24.5.8. Changes. Notwithstanding the provisions of the “Modification of Terms of Service” section above, if Colergo changes this “Dispute Resolution” section after the date you first accepted the Terms of Service (or accepted any subsequent changes to the Terms of Service), you may reject any such change by sending us written notice (including by email to support@Colergo.com) within 30 days of the date such change became effective, as indicated in the effective date in the preamble above or in the date of Colergo’s email to you notifying you of such change. By rejecting any change, you are agreeing that you will arbitrate any Dispute between you and Colergo in accordance with the provisions of this “Dispute Resolution” section as of the date you first accepted the Terms of Service (or accepted any subsequent changes to the Terms of Service).
24.6. Governing Law. The laws of the State of Delaware and the laws of the United States shall govern the interpretation and enforcement of this Agreement, without giving effect to principles of conflicts of law. Any action or proceeding brought by a party against any other party arising out of or related to this Agreement, other than such controversies subject to arbitration as provided in Section 24.5 hereof, shall be brought exclusively in a state or federal court of competent jurisdiction located in Sussex County, Delaware. THE PARTIES HEREBY WAIVE TRIAL BY JURY WITH RESPECT TO ANY SUCH ACTION OR PROCEEDING.
24.7. Remedies. No remedy herein conferred is intended to be exclusive of any other remedy, and each and every such remedy shall be cumulative and shall be in addition to every other remedy given hereunder or now or hereafter existing at law or in equity or by statute or otherwise.

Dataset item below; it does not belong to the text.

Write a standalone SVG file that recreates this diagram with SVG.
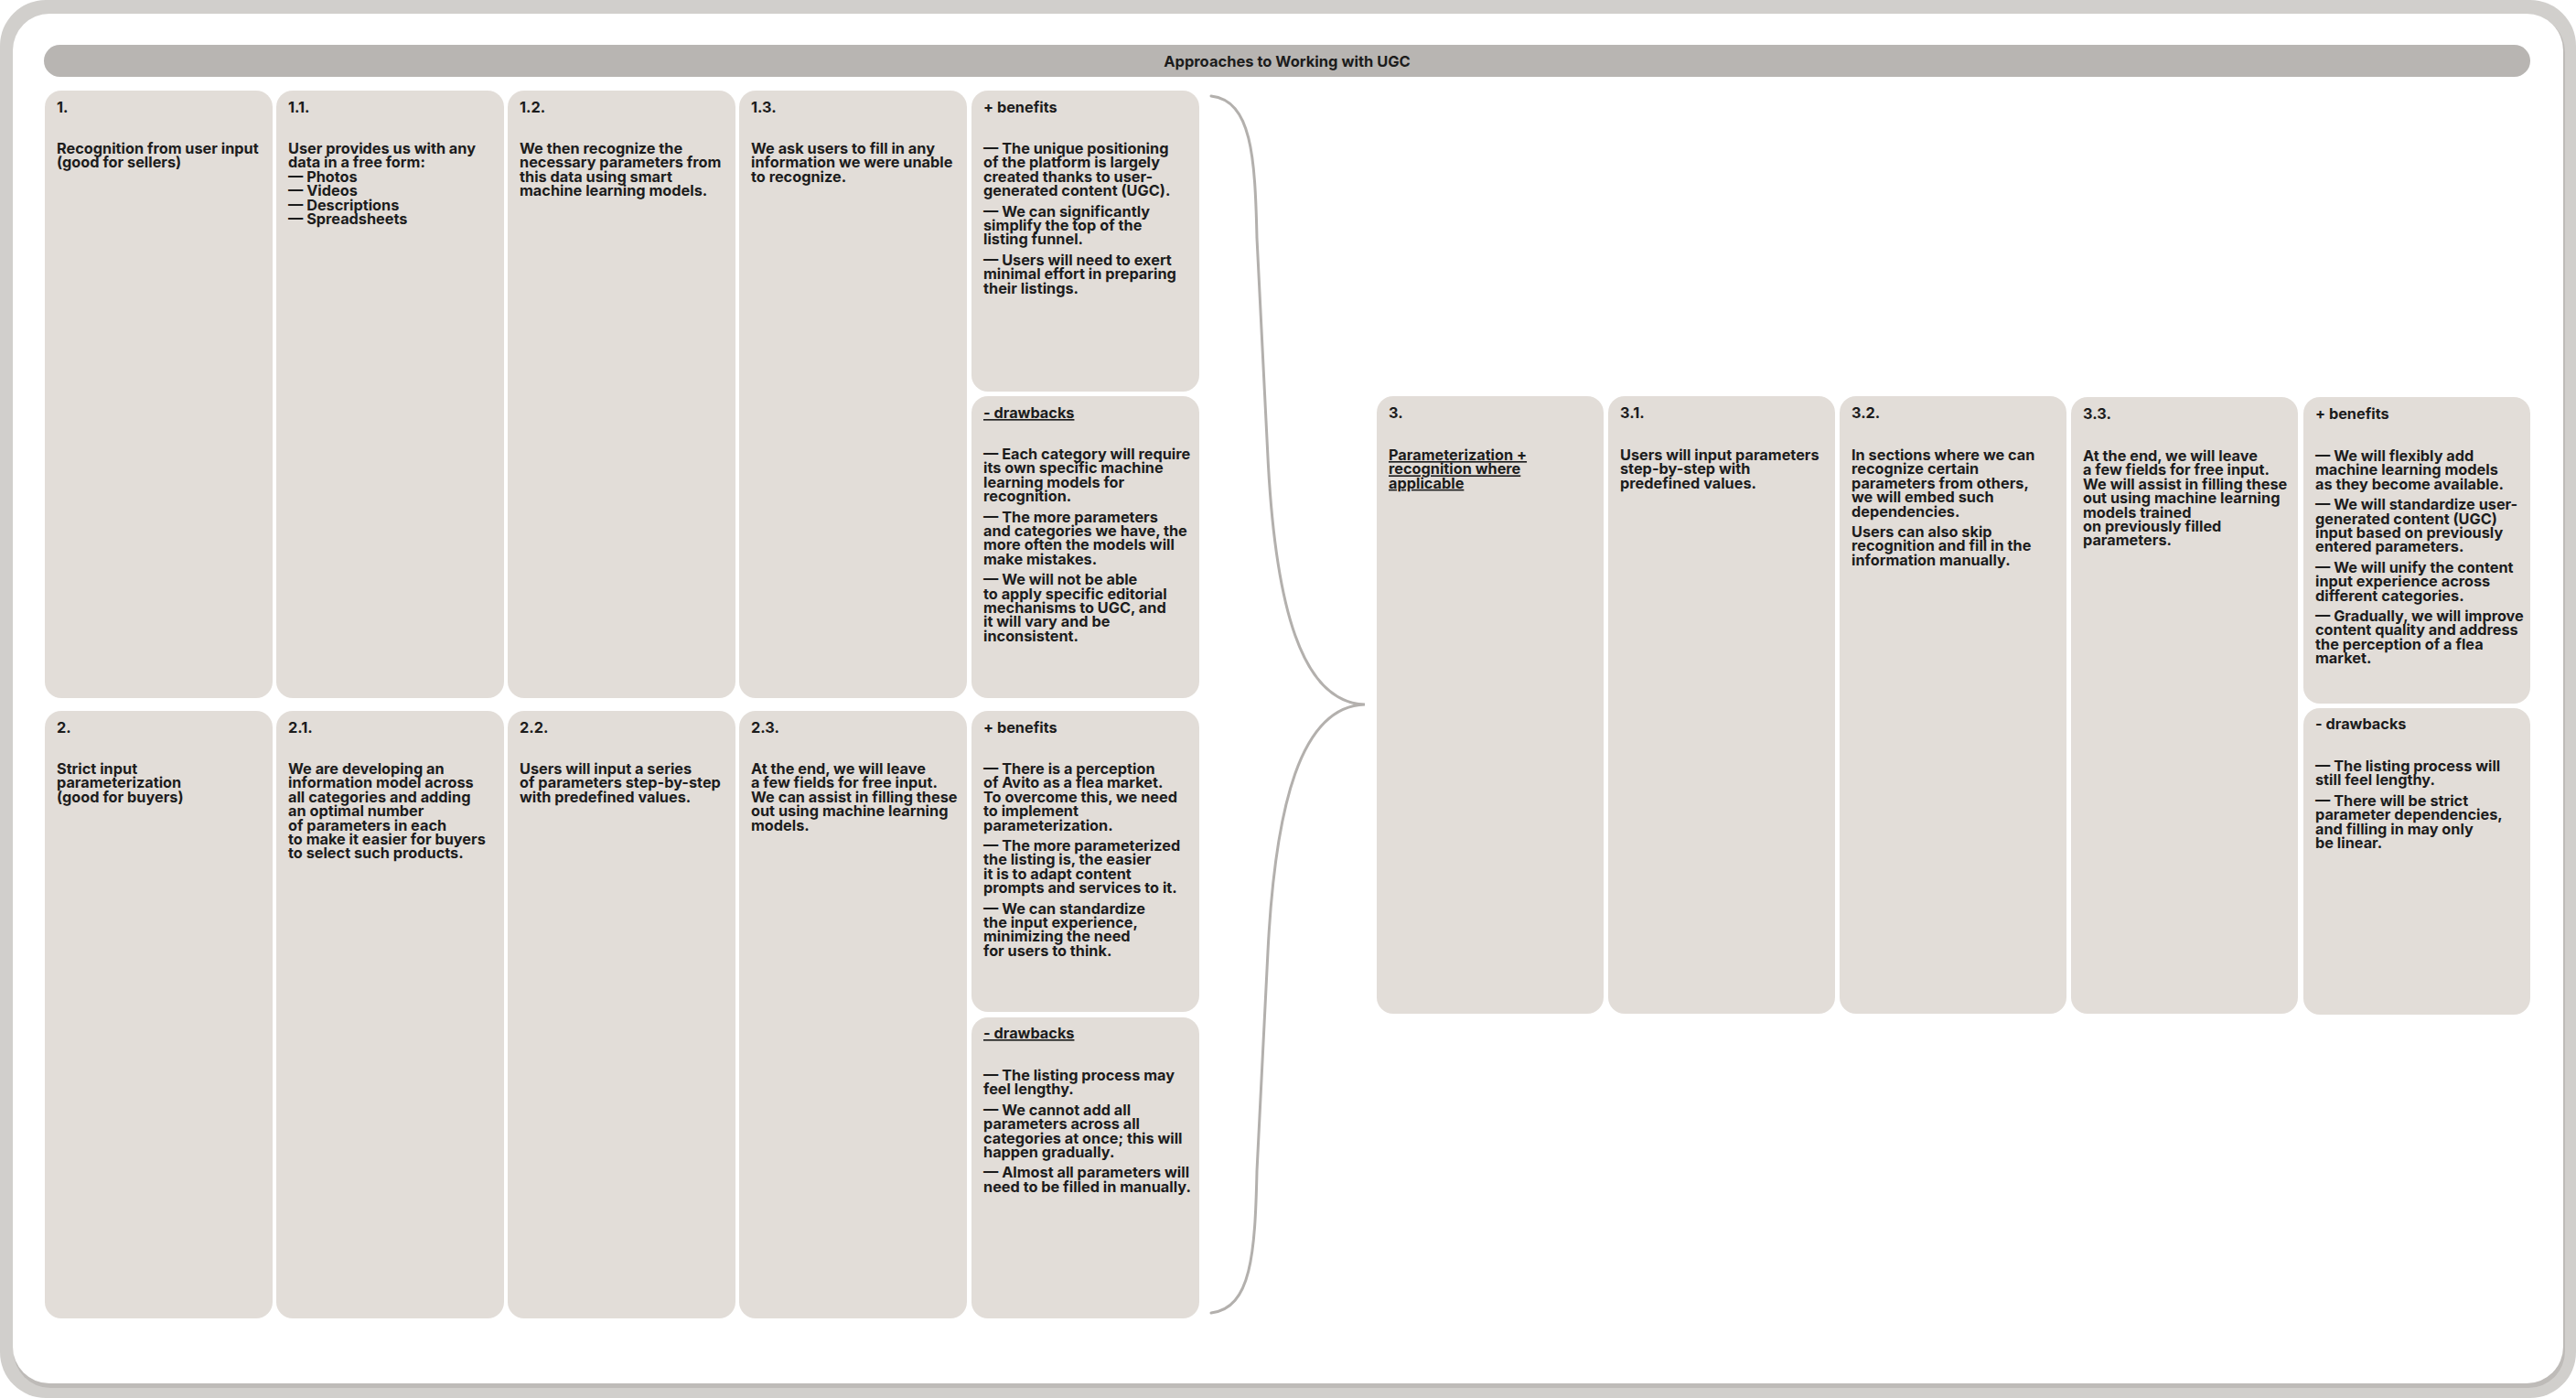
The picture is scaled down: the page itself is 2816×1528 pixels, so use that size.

24.8. Termination and Survival. You may cancel this Agreement and close your Account at any time. If you wish to terminate this Agreement or your Account, you may simply discontinue using Colergo. If you wish to delete your User account data, please contact Colergo at email@example.com. We will retain and use your information as necessary to comply with our legal obligations, resolve disputes, and enforce our agreements, but barring legal requirements, we will delete your full profile within 30 days. Colergo may terminate your access to all or any part of the Site at any time, with or without cause, with or without notice, effective immediately. All provisions of this Agreement which by their nature should survive termination will survive termination, including, without limitation, payment provisions, ownership provisions, warranty disclaimers, dispute resolution provisions, indemnities and limitations of liability.